▶ PROBLEM DESCRIPTION
Within the records that follow, restate exactly the lines from the line with "Generate a web" down to the line with "Chart.defaults.color = '#000';", including both. Omit the pictures.

▶ EXERCISE MATERIAL

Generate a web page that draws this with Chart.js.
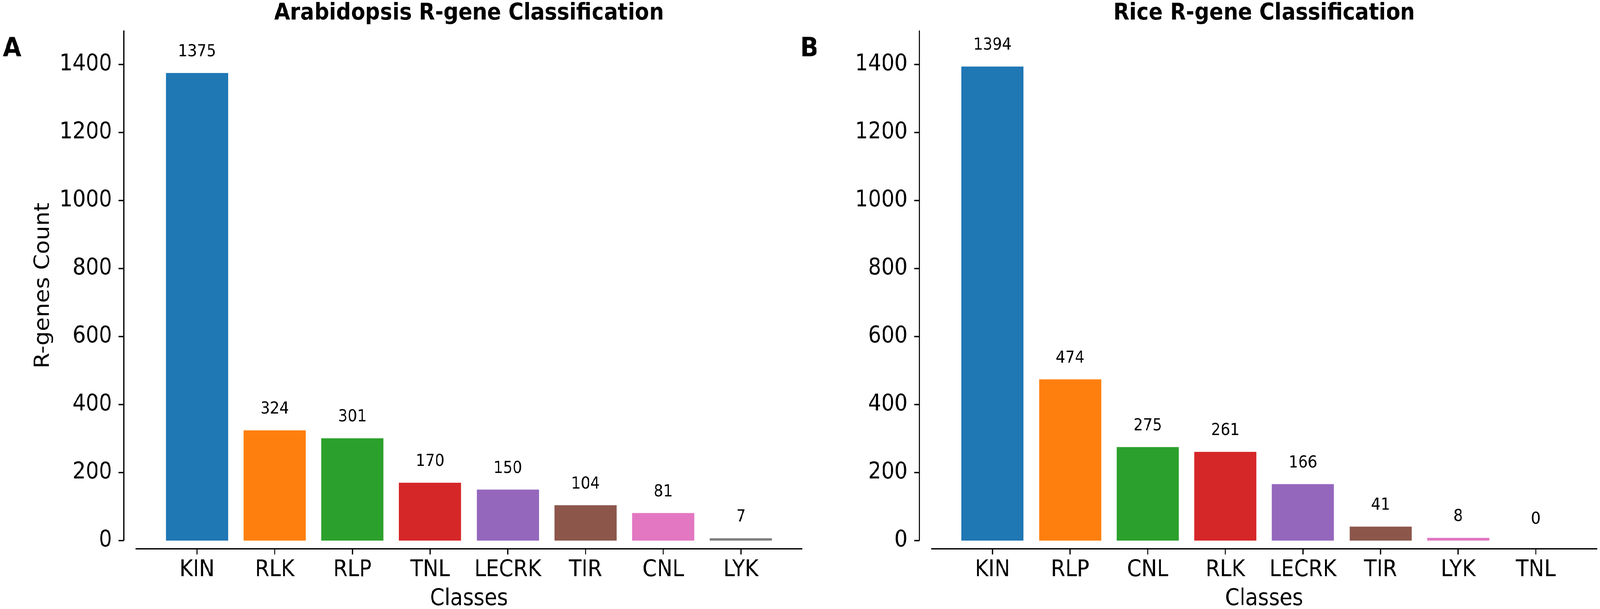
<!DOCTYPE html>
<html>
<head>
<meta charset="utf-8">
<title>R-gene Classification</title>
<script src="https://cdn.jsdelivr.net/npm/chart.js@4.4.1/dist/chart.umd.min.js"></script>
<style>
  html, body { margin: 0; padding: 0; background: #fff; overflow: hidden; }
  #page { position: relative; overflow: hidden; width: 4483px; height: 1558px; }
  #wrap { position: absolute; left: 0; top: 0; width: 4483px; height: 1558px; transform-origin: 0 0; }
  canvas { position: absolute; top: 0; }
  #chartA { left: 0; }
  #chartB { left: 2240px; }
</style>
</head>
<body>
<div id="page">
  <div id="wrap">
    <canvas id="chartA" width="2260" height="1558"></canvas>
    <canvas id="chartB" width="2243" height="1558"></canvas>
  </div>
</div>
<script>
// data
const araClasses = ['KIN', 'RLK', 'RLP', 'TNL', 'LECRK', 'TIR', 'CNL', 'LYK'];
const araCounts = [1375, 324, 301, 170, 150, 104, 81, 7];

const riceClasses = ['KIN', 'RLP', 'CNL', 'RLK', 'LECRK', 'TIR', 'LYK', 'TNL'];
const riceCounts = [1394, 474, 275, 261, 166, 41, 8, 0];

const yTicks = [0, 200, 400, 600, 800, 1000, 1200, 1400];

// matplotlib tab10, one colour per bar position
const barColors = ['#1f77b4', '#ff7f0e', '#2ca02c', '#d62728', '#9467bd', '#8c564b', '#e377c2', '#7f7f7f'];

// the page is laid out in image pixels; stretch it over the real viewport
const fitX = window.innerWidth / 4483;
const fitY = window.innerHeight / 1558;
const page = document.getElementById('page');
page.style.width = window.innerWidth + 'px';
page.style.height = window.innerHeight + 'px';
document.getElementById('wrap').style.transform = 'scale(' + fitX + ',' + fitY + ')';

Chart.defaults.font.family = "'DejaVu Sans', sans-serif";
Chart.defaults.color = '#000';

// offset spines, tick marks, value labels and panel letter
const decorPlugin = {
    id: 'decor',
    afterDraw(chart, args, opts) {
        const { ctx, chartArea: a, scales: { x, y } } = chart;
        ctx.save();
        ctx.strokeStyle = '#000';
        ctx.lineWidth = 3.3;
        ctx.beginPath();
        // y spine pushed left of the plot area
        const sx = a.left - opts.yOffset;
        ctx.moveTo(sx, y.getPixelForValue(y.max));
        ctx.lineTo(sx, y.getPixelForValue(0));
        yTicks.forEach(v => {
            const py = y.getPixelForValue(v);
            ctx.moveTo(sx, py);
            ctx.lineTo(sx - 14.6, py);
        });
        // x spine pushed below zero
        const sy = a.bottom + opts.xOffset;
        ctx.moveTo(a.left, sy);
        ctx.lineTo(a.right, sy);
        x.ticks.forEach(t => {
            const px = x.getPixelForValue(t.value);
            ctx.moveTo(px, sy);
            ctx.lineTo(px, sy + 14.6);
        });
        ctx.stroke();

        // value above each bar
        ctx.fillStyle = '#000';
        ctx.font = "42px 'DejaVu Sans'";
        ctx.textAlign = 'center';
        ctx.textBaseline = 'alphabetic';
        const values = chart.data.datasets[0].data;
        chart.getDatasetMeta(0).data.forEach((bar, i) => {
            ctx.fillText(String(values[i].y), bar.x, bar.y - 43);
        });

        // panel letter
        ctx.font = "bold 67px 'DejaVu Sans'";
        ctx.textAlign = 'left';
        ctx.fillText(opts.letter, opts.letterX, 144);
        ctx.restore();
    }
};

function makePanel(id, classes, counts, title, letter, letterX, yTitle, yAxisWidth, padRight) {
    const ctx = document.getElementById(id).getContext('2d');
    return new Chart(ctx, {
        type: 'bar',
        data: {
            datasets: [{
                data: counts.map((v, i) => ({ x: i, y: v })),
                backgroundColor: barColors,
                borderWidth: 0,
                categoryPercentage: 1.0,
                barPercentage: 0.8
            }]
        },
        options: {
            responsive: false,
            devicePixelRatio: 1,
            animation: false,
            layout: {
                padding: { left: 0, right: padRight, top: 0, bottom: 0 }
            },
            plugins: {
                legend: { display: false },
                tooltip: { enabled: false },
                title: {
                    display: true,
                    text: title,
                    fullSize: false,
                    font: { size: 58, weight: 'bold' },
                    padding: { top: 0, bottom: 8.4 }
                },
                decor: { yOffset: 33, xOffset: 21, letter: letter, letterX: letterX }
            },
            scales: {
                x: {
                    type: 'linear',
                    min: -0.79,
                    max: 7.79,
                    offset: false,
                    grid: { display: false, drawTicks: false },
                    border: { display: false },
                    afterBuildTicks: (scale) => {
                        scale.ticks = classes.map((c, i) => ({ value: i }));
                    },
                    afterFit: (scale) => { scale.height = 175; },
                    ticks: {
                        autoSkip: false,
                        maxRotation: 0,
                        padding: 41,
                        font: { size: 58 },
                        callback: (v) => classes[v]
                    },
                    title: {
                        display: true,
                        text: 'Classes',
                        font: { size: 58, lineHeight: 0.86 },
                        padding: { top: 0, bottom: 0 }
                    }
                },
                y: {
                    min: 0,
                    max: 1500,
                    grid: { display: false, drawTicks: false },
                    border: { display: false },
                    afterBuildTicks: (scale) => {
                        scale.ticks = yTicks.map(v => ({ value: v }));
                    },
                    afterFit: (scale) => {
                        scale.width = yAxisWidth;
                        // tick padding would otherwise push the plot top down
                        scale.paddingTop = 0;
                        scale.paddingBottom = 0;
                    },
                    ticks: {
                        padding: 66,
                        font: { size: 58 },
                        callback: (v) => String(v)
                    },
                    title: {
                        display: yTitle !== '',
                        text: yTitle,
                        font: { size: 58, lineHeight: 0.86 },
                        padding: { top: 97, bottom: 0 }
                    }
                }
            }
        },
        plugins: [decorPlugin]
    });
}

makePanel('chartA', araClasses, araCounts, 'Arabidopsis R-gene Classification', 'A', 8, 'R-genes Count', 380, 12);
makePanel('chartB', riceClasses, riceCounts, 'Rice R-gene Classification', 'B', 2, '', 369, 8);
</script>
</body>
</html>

---

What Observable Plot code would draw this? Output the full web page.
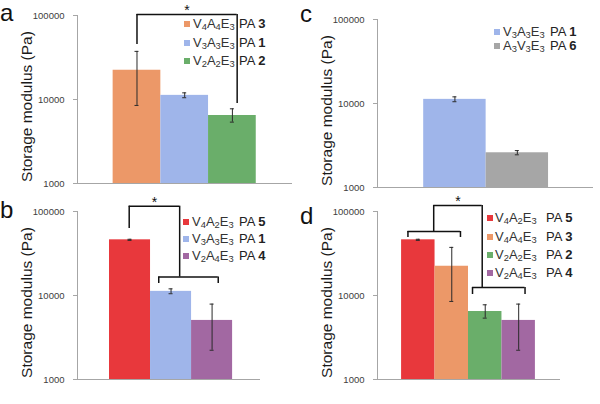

▶ EXPECTED ANSWER
Generate a web page that draws this with Chart.js.
<!DOCTYPE html>
<html>
<head>
<meta charset="utf-8">
<title>R-gene Classification</title>
<script src="https://cdn.jsdelivr.net/npm/chart.js@4.4.1/dist/chart.umd.min.js"></script>
<style>
  html, body { margin: 0; padding: 0; background: #fff; overflow: hidden; }
  #page { position: relative; overflow: hidden; width: 4483px; height: 1558px; }
  #wrap { position: absolute; left: 0; top: 0; width: 4483px; height: 1558px; transform-origin: 0 0; }
  canvas { position: absolute; top: 0; }
  #chartA { left: 0; }
  #chartB { left: 2240px; }
</style>
</head>
<body>
<div id="page">
  <div id="wrap">
    <canvas id="chartA" width="2260" height="1558"></canvas>
    <canvas id="chartB" width="2243" height="1558"></canvas>
  </div>
</div>
<script>
// data
const araClasses = ['KIN', 'RLK', 'RLP', 'TNL', 'LECRK', 'TIR', 'CNL', 'LYK'];
const araCounts = [1375, 324, 301, 170, 150, 104, 81, 7];

const riceClasses = ['KIN', 'RLP', 'CNL', 'RLK', 'LECRK', 'TIR', 'LYK', 'TNL'];
const riceCounts = [1394, 474, 275, 261, 166, 41, 8, 0];

const yTicks = [0, 200, 400, 600, 800, 1000, 1200, 1400];

// matplotlib tab10, one colour per bar position
const barColors = ['#1f77b4', '#ff7f0e', '#2ca02c', '#d62728', '#9467bd', '#8c564b', '#e377c2', '#7f7f7f'];

// the page is laid out in image pixels; stretch it over the real viewport
const fitX = window.innerWidth / 4483;
const fitY = window.innerHeight / 1558;
const page = document.getElementById('page');
page.style.width = window.innerWidth + 'px';
page.style.height = window.innerHeight + 'px';
document.getElementById('wrap').style.transform = 'scale(' + fitX + ',' + fitY + ')';

Chart.defaults.font.family = "'DejaVu Sans', sans-serif";
Chart.defaults.color = '#000';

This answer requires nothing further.